Miss a latch and the deal slams into costly delays. The checklist below turns that carnival of signatures, passwords, and approvals into a smooth parade of predictable milestones, so you can pop champagne instead of ibuprofen.
Translating Dreams Into Documents: The Term Sheet
Clarify Deal Economics
The term sheet is the elevator pitch that learned to dress for court. It records price, target raise, fees, carried interest, and timeline so that no one can later claim they thought the promote was fifty not twenty percent. Draft it in plain language first, then let counsel polish the edges. Investors cannot resist a crisp sheet that shows at a glance how their dollars travel from subscription to distribution.
Outline Sponsor Rights
Many sponsors gloss over governance until an investor asks awkward questions about veto power.

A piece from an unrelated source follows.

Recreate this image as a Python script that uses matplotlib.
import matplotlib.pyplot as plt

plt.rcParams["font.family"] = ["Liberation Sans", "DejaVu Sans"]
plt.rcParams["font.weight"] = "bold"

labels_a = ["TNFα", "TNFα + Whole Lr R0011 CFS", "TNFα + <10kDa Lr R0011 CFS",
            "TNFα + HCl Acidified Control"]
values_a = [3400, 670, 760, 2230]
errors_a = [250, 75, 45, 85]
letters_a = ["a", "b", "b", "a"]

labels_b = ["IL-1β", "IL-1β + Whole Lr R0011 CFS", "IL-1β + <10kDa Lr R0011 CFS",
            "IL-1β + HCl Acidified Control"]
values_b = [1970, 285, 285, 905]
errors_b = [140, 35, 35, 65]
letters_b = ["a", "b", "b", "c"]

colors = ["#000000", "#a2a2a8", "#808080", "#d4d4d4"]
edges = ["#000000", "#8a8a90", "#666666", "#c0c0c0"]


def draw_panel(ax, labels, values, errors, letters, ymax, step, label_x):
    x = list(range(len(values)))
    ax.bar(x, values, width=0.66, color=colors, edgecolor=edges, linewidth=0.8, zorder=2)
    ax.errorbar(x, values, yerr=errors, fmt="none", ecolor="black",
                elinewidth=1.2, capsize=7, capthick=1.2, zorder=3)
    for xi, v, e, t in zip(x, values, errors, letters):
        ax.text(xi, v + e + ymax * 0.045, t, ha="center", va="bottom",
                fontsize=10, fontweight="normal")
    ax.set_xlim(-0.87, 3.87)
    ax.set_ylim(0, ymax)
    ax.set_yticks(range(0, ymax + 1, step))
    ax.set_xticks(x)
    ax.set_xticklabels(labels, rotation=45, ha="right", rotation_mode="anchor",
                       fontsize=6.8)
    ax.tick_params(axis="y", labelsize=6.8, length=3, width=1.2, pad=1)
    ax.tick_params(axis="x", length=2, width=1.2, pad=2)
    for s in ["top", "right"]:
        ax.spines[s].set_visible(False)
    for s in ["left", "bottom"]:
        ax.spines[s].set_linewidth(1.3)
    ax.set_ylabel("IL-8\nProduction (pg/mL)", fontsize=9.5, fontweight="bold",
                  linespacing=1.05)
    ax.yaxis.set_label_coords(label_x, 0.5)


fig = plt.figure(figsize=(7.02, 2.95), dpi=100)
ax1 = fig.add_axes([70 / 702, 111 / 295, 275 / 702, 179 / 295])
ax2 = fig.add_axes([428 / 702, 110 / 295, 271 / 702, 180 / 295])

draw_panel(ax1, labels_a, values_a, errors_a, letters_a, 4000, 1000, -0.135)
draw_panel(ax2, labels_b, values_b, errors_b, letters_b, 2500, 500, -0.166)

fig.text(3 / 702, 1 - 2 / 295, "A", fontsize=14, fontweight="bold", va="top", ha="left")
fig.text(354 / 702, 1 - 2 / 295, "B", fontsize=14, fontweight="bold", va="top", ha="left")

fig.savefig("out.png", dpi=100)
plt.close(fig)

Spell out voting thresholds, information rights, and removal clauses before emotions flare. A thorough rights section keeps everyone aligned and reduces late-stage haggling. Clarity here is cheaper than arbitration later.
| Term Sheet Focus | What It Covers | Why It Matters Early | Practical Takeaway |
|---|---|---|---|
|
Clarify Deal Economics
Set the financial framework before opinions and assumptions drift.
|
The term sheet should lay out the purchase price, target raise, sponsor fees, carried interest or promote, and the expected timeline from launch to closing. | Investors want to see, at a glance, how their money will move from subscription through distribution. Clear economics reduce the chance of later misunderstandings about pricing, fees, or upside participation. | Draft the economics in plain language first, then let counsel refine the legal framing without losing clarity. |
|
Outline Sponsor Rights
Governance questions become more expensive when raised late.
|
This section should address voting thresholds, information rights, sponsor authority, removal provisions, and any investor approval mechanics tied to major decisions. | Sponsors often under-document governance early, but investors will eventually ask who controls what, when approvals are needed, and how disputes are handled. | Spell out rights before documents circulate widely so alignment happens before emotions and timelines tighten. |
|
Create a Shared Launch Blueprint
The term sheet anchors the whole launch sequence.
|
It serves as the reference point for legal drafting, investor outreach, portal setup, bank account preparation, and later subscription documentation. | A clear term sheet keeps the launch from turning into a patchwork of assumptions across counsel, administrators, sponsors, and investors. | Treat the term sheet as the operating blueprint for the deal, not just a marketing summary or placeholder document. |
|
Reduce Late-Stage Friction
Ambiguity now becomes negotiation drag later.
|
If economics or governance are vague, those gaps often reappear during entity drafting, investor questions, or final close prep—usually when time is shortest. | Early precision keeps legal costs lower, shortens back-and-forth with investors, and helps the sponsor move faster from agreement to execution. | Use the term sheet to eliminate avoidable ambiguity and create a deal package that feels organized, credible, and launch-ready. |
Forming the Legal Shell: Entity Setup
Choose the Jurisdiction
Delaware remains the go-to state for its predictable case law, but some deals prefer Cayman or Luxembourg for tax or privacy reasons. Pick a domicile that matches your investor base and asset plan. Once selected, file certificates of formation promptly; nothing stalls momentum like waiting for a stamp while a seller circles other buyers.
Draft the Governing Docs
Operating agreements or shareholder agreements convert the term sheet into legally binding obligations. Resist the urge to recycle last year’s template without edits. Each deal has quirks-convertible notes, co-investment rights, side letters-that merit bespoke language. Review clauses on capital calls, default remedies, and dissolution to avoid future headaches.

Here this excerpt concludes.